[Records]
* * * * *

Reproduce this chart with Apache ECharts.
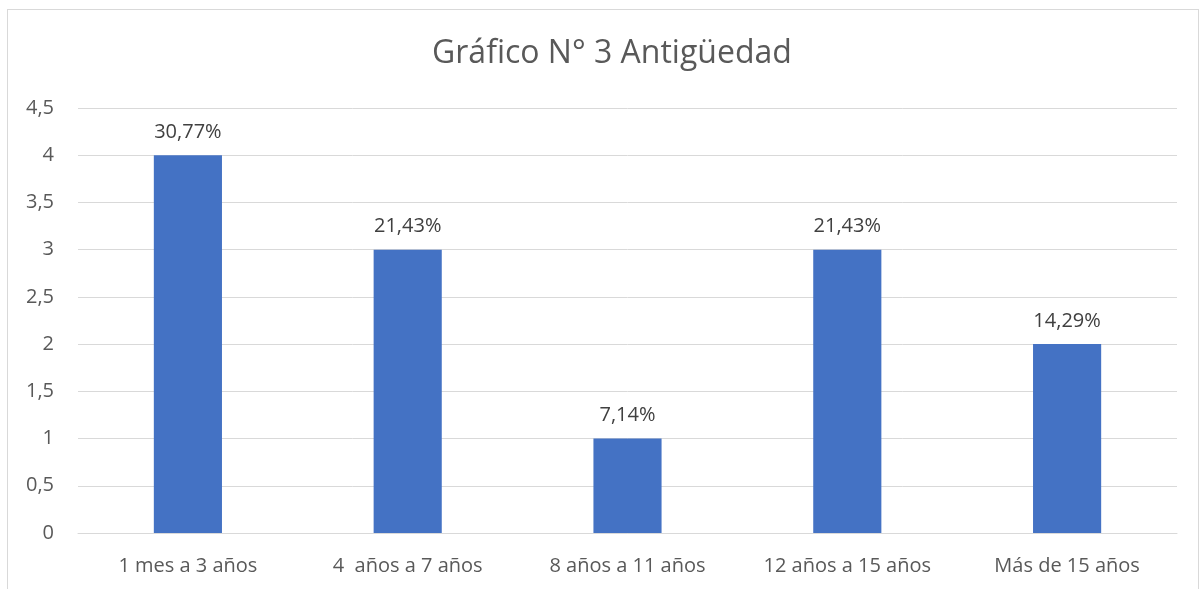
<!DOCTYPE html>
<html>
<head>
<meta charset="utf-8">
<script src="https://cdn.jsdelivr.net/npm/echarts@6/dist/echarts.min.js"></script>
<style>
  html, body { margin: 0; padding: 0; background: #fff; overflow: hidden; }
  #frame { position: absolute; left: 7px; top: 9px; width: 1190px; height: 600px; border: 1px solid #d9d9d9; }
  #chart { position: absolute; left: 0; top: 0; width: 1199px; height: 589px; }
</style>
</head>
<body>
<div id="frame"></div>
<div id="chart"></div>
<script>
// datos del gráfico
var categorias = ['1 mes a 3 años', '4  años a 7 años', '8 años a 11 años', '12 años a 15 años', 'Más de 15 años'];
var valores    = [4, 3, 1, 3, 2];
var etiquetas  = ['30,77%', '21,43%', '7,14%', '21,43%', '14,29%'];

var chart = echarts.init(document.getElementById('chart'));

var opt = {
    animation: false,
    title: {
        text: 'Gráfico N° 3 Antigüedad',
        left: 427,
        top: 33,
        textStyle: {
            fontFamily: 'Open Sans',
            fontSize: 32,
            fontWeight: 'normal',
            color: '#595959'
        }
    },
    grid: {
        left: 78,
        right: 22,
        top: 108,
        bottom: 56
    },
    xAxis: {
        type: 'category',
        data: categorias,
        axisLine: { lineStyle: { color: '#d9d9d9' } },
        axisTick: { show: false },
        axisLabel: {
            fontFamily: 'Open Sans',
            fontSize: 20,
            color: '#595959',
            margin: 23
        }
    },
    yAxis: {
        type: 'value',
        min: 0,
        max: 4.5,
        interval: 0.5,
        axisLine: { show: false },
        axisTick: { show: false },
        splitLine: { lineStyle: { color: '#d9d9d9' } },
        axisLabel: {
            fontFamily: 'Open Sans',
            fontSize: 20,
            color: '#595959',
            margin: 24,
            formatter: function (v) { return String(v).replace('.', ','); }
        }
    },
    series: [{
        type: 'bar',
        data: valores,
        barWidth: '31%',
        itemStyle: { color: '#4472c4' },
        label: {
            show: true,
            position: 'top',
            distance: 13,
            fontFamily: 'Open Sans',
            fontSize: 20,
            color: '#404040',
            formatter: function (p) { return etiquetas[p.dataIndex]; }
        }
    }]
};

chart.setOption(opt);
</script>
</body>
</html>
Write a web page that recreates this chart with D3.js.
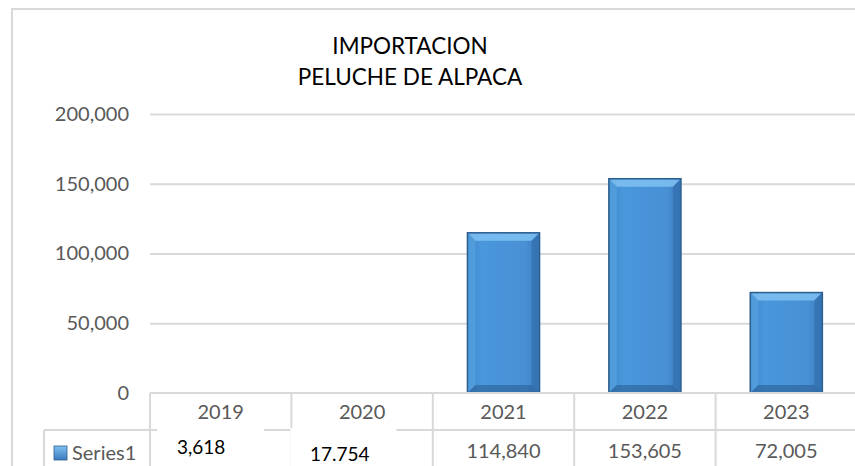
<!DOCTYPE html>
<html><head><meta charset="utf-8">
<script src="https://cdn.jsdelivr.net/npm/d3@7"></script>
<style>body{margin:0;background:#fff}svg{display:block}</style>
</head><body>
<svg id="c" width="855" height="466"></svg>
<script>
const categories = ["2019","2020","2021","2022","2023"];
const barValues = [0, 0, 114840, 153605, 72005];
const tableLabels = ["3,618","17.754","114,840","153,605","72,005"];
const yTicks = [0, 50000, 100000, 150000, 200000];
const seriesName = "Series1";
const titleLines = ["IMPORTACION","PELUCHE DE ALPACA"];

const svg = d3.select("#c");
const font = "Lato, 'Open Sans', sans-serif";
const L = 150, R = 857, T = 114, B = 393;
const x = d3.scaleBand().domain(categories).range([L, R]).paddingInner(0.49).paddingOuter(0.245);
const xc = d3.scaleBand().domain(categories).range([L, R]);
const y = d3.scaleLinear().domain([0, 200000]).range([B, T]);

// outer border
svg.append("rect").attr("x",12).attr("y",9).attr("width",900).attr("height",500)
  .attr("fill","none").attr("stroke","#d9d9d9").attr("stroke-width",2);

// title
svg.append("g").selectAll("text").data(titleLines).join("text")
  .attr("x",410).attr("y",(d,i)=>54+i*31).attr("text-anchor","middle")
  .attr("font-family",font).attr("font-size",22.5).attr("fill","#000").text(d=>d);

// gridlines
const yAxis = d3.axisLeft(y).tickValues(yTicks).tickFormat(d3.format(",")).tickSize(-(R-L)).tickPadding(21);
const gy = svg.append("g").attr("transform",`translate(${L},0)`).call(yAxis);
gy.select(".domain").remove();
gy.selectAll(".tick line").attr("stroke","#d9d9d9").attr("stroke-width",2)
  .filter(d=>d===0).remove();
gy.selectAll(".tick text").attr("font-family",font).attr("font-size",20).attr("fill","#595959");

// defs
const defs = svg.append("defs");
const g1 = defs.append("linearGradient").attr("id","bg").attr("x1",0).attr("x2",1).attr("y1",0).attr("y2",0);
g1.append("stop").attr("offset","0%").attr("stop-color","#3f86c9");
g1.append("stop").attr("offset","20%").attr("stop-color","#4a97dc");
g1.append("stop").attr("offset","80%").attr("stop-color","#4890d4");
g1.append("stop").attr("offset","100%").attr("stop-color","#3a7bbd");

const bars = svg.append("g").selectAll("g").data(categories.map((c,i)=>({c,v:barValues[i]})).filter(d=>d.v>0)).join("g");
bars.append("rect").attr("x",d=>x(d.c)).attr("y",d=>y(d.v)).attr("width",x.bandwidth())
  .attr("height",d=>B-y(d.v)).attr("fill","url(#bg)").attr("stroke","#2d5f8e").attr("stroke-width",1.5);
const bev = 8;
bars.append("polygon").attr("points",d=>{const x0=x(d.c),x1=x0+x.bandwidth(),t=y(d.v);
  return `${x0+1},${t+1} ${x1-1},${t+1} ${x1-bev},${t+bev} ${x0+bev},${t+bev}`;}).attr("fill","#7fc1f2").attr("opacity",0.85);
bars.append("polygon").attr("points",d=>{const x0=x(d.c),t=y(d.v);
  return `${x0+1},${t+1} ${x0+bev},${t+bev} ${x0+bev},${B-bev} ${x0+1},${B-1}`;}).attr("fill","#5aa6e3").attr("opacity",0.6);
bars.append("polygon").attr("points",d=>{const x1=x(d.c)+x.bandwidth(),t=y(d.v);
  return `${x1-1},${t+1} ${x1-bev},${t+bev} ${x1-bev},${B-bev} ${x1-1},${B-1}`;}).attr("fill","#2f6aa6").attr("opacity",0.55);
bars.append("polygon").attr("points",d=>{const x0=x(d.c),x1=x0+x.bandwidth();
  return `${x0+1},${B-1} ${x1-1},${B-1} ${x1-bev},${B-bev} ${x0+bev},${B-bev}`;}).attr("fill","#2a5f96").attr("opacity",0.6);

// data table
const tg = svg.append("g");
const lc = "#d9d9d9";
const r1 = B, r2 = 430;
tg.append("line").attr("x1",L).attr("x2",R).attr("y1",r1).attr("y2",r1).attr("stroke",lc).attr("stroke-width",2);
tg.append("line").attr("x1",44).attr("x2",R).attr("y1",r2).attr("y2",r2).attr("stroke",lc).attr("stroke-width",2);
tg.append("line").attr("x1",44).attr("x2",44).attr("y1",r2).attr("y2",470).attr("stroke",lc).attr("stroke-width",2);
tg.selectAll("line.v").data(categories).join("line").attr("class","v")
  .attr("x1",d=>xc(d)).attr("x2",d=>xc(d)).attr("y1",r1).attr("y2",470).attr("stroke",lc).attr("stroke-width",2);
tg.selectAll("text.cat").data(categories).join("text").attr("class","cat")
  .attr("x",d=>xc(d)+xc.bandwidth()/2).attr("y",419).attr("text-anchor","middle")
  .attr("font-family",font).attr("font-size",20).attr("fill","#595959").text(d=>d);
// overlaid text boxes for the first two labels
const ov = [0,1];
tg.selectAll("rect.ov").data(ov).join("rect").attr("class","ov")
  .attr("x",i=>xc(categories[i])+(i===0?7:-1)).attr("y",r2-2).attr("width",i=>i===0?107:106).attr("height",40).attr("fill","#fff");
tg.selectAll("text.val").data(categories).join("text").attr("class","val")
  .attr("x",(d,i)=> i===0 ? 177 - L + xc(d) : i===1 ? 310 - 291.4 + xc(d) : xc(d)+xc.bandwidth()/2)
  .attr("y",(d,i)=> i===0 ? 454 : i===1 ? 461 : 458)
  .attr("text-anchor",(d,i)=> i<2 ? "start" : "middle")
  .attr("font-family",font).attr("font-size",(d,i)=>i<2?19:20)
  .attr("fill",(d,i)=>i<2?"#000":"#595959").text((d,i)=>tableLabels[i]);
// legend key
const kg = defs.append("linearGradient").attr("id","kg").attr("x1",0).attr("x2",0).attr("y1",0).attr("y2",1);
kg.append("stop").attr("offset","0%").attr("stop-color","#7fc1f2");
kg.append("stop").attr("offset","100%").attr("stop-color","#3a7bbd");
tg.append("rect").attr("x",54).attr("y",446).attr("width",13).attr("height",14).attr("fill","url(#kg)").attr("stroke","#2d5f8e").attr("stroke-width",0.8);
tg.append("text").attr("x",72).attr("y",460).attr("font-family",font).attr("font-size",20).attr("fill","#595959").text(seriesName);
</script>
</body></html>
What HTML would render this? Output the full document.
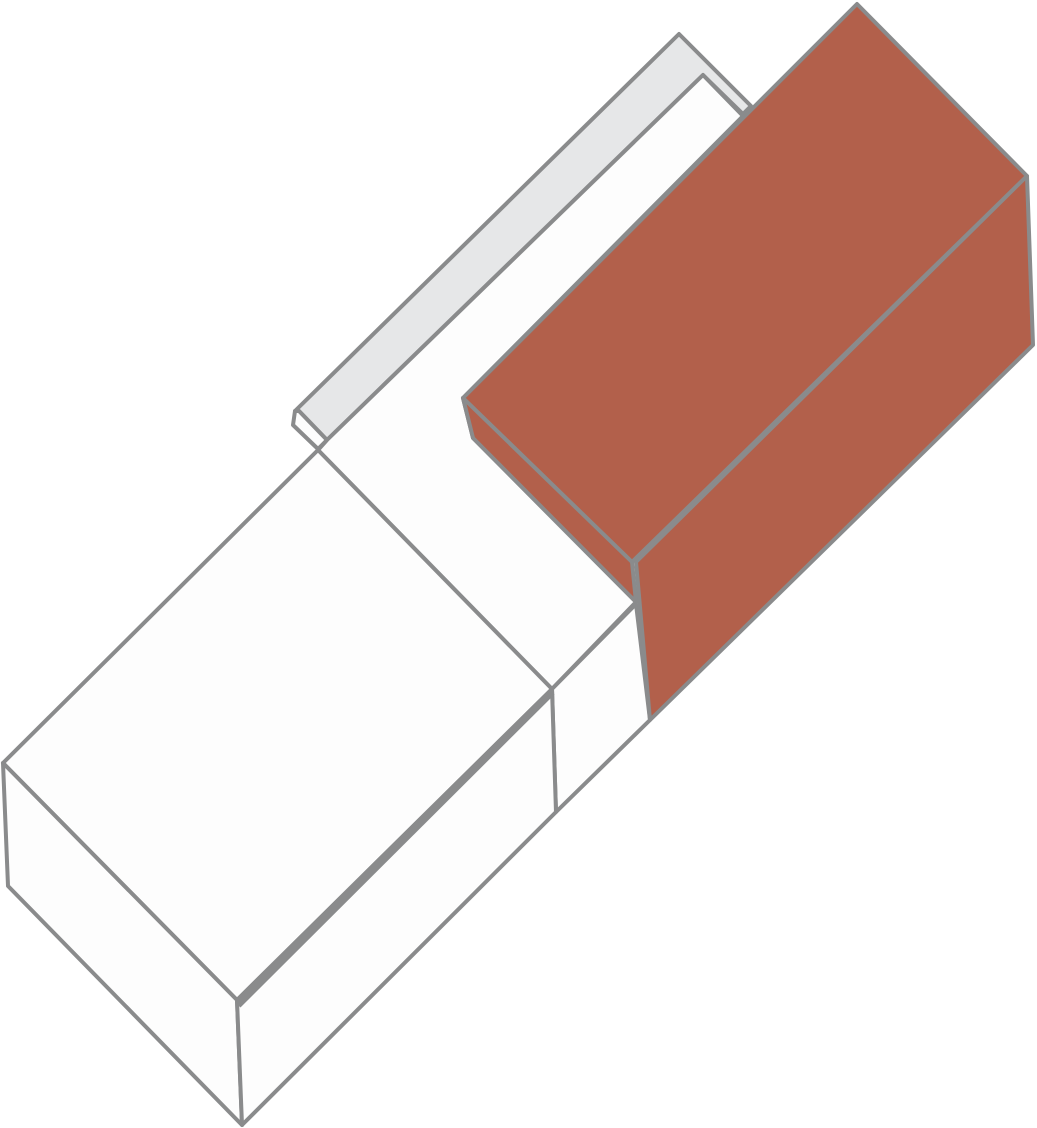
<!DOCTYPE html>
<html><head><meta charset="utf-8"><style>
html,body{margin:0;padding:0;background:#fff;}
svg{display:block;}
</style></head><body>
<svg width="1037" height="1128" viewBox="0 0 1037 1128" xmlns="http://www.w3.org/2000/svg">
<g stroke="#8a8b8c" stroke-width="4" stroke-linejoin="round">
  <polygon fill="#e6e7e8" points="295,411 679,34 751,106 743,114 703,75 327,440 299,411"/>
  <polygon fill="#fdfdfd" points="295,411 299,411 327,440 318,449 293,425"/>
  <polygon fill="#fdfdfd" points="318,450 327,440 703,75 743,116 463,398 473,438 636,602 552,689"/>
  <polygon fill="#fdfdfd" points="552,689 636,604 650,720 556,812"/>
  <polygon fill="#fdfdfd" points="318,450 552,689 237,1000 3,763"/>
  <polygon fill="#fdfdfd" points="3,763 237,1000 242,1125 8,886"/>
  <polygon fill="#fdfdfd" points="237,1000 552,689 556,812 242,1125"/>
  <line x1="552" y1="692" x2="238" y2="1005" stroke-width="7"/>
  <polygon fill="#b2604b" points="857,4 1027,176 632,562 463,398"/>
  <polygon fill="#b2604b" points="1027,176 1033,345 650,720 636,562"/>
  <polygon fill="#b2604b" points="463,398 632,562 636,602 473,438"/>
</g>
</svg>
</body></html>
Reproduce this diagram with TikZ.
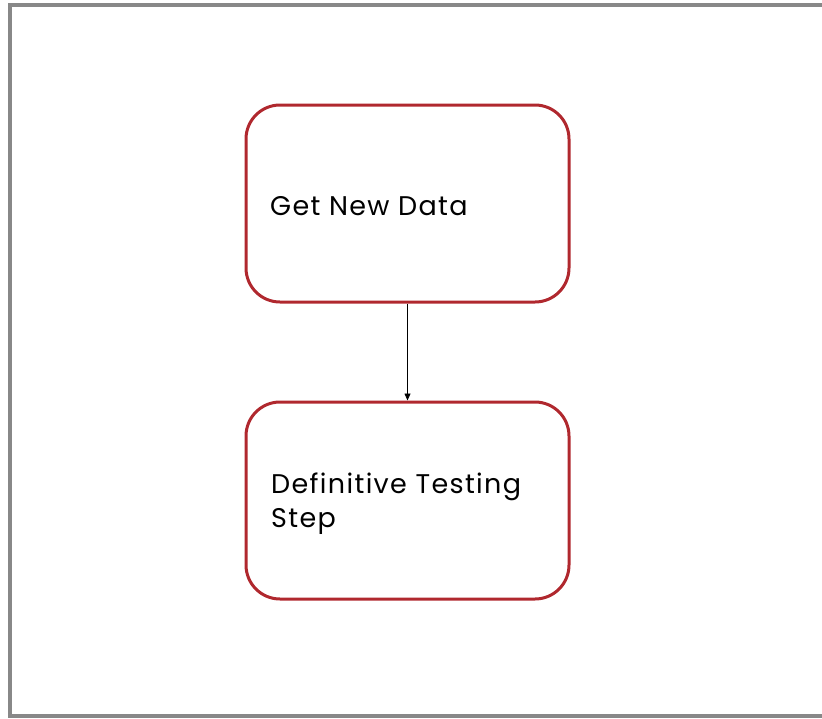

* * * * *

- _Your instructions_:
Leave out the pictures and repeat exactly the lines from the start of the material through the line that contains "var chart = echarts.init(document.getElementById('chart'));", both included.

- _Solution_:
Reproduce this chart with Apache ECharts.
<!DOCTYPE html>
<html>
<head>
<meta charset="utf-8">
<script src="https://cdn.jsdelivr.net/npm/echarts@6/dist/echarts.min.js"></script>
<style>
  html, body { margin: 0; padding: 0; background: #fff; overflow: hidden; }
  #frame { position: absolute; left: 7px; top: 9px; width: 1190px; height: 600px; border: 1px solid #d9d9d9; }
  #chart { position: absolute; left: 0; top: 0; width: 1199px; height: 589px; }
</style>
</head>
<body>
<div id="frame"></div>
<div id="chart"></div>
<script>
// datos del gráfico
var categorias = ['1 mes a 3 años', '4  años a 7 años', '8 años a 11 años', '12 años a 15 años', 'Más de 15 años'];
var valores    = [4, 3, 1, 3, 2];
var etiquetas  = ['30,77%', '21,43%', '7,14%', '21,43%', '14,29%'];

var chart = echarts.init(document.getElementById('chart'));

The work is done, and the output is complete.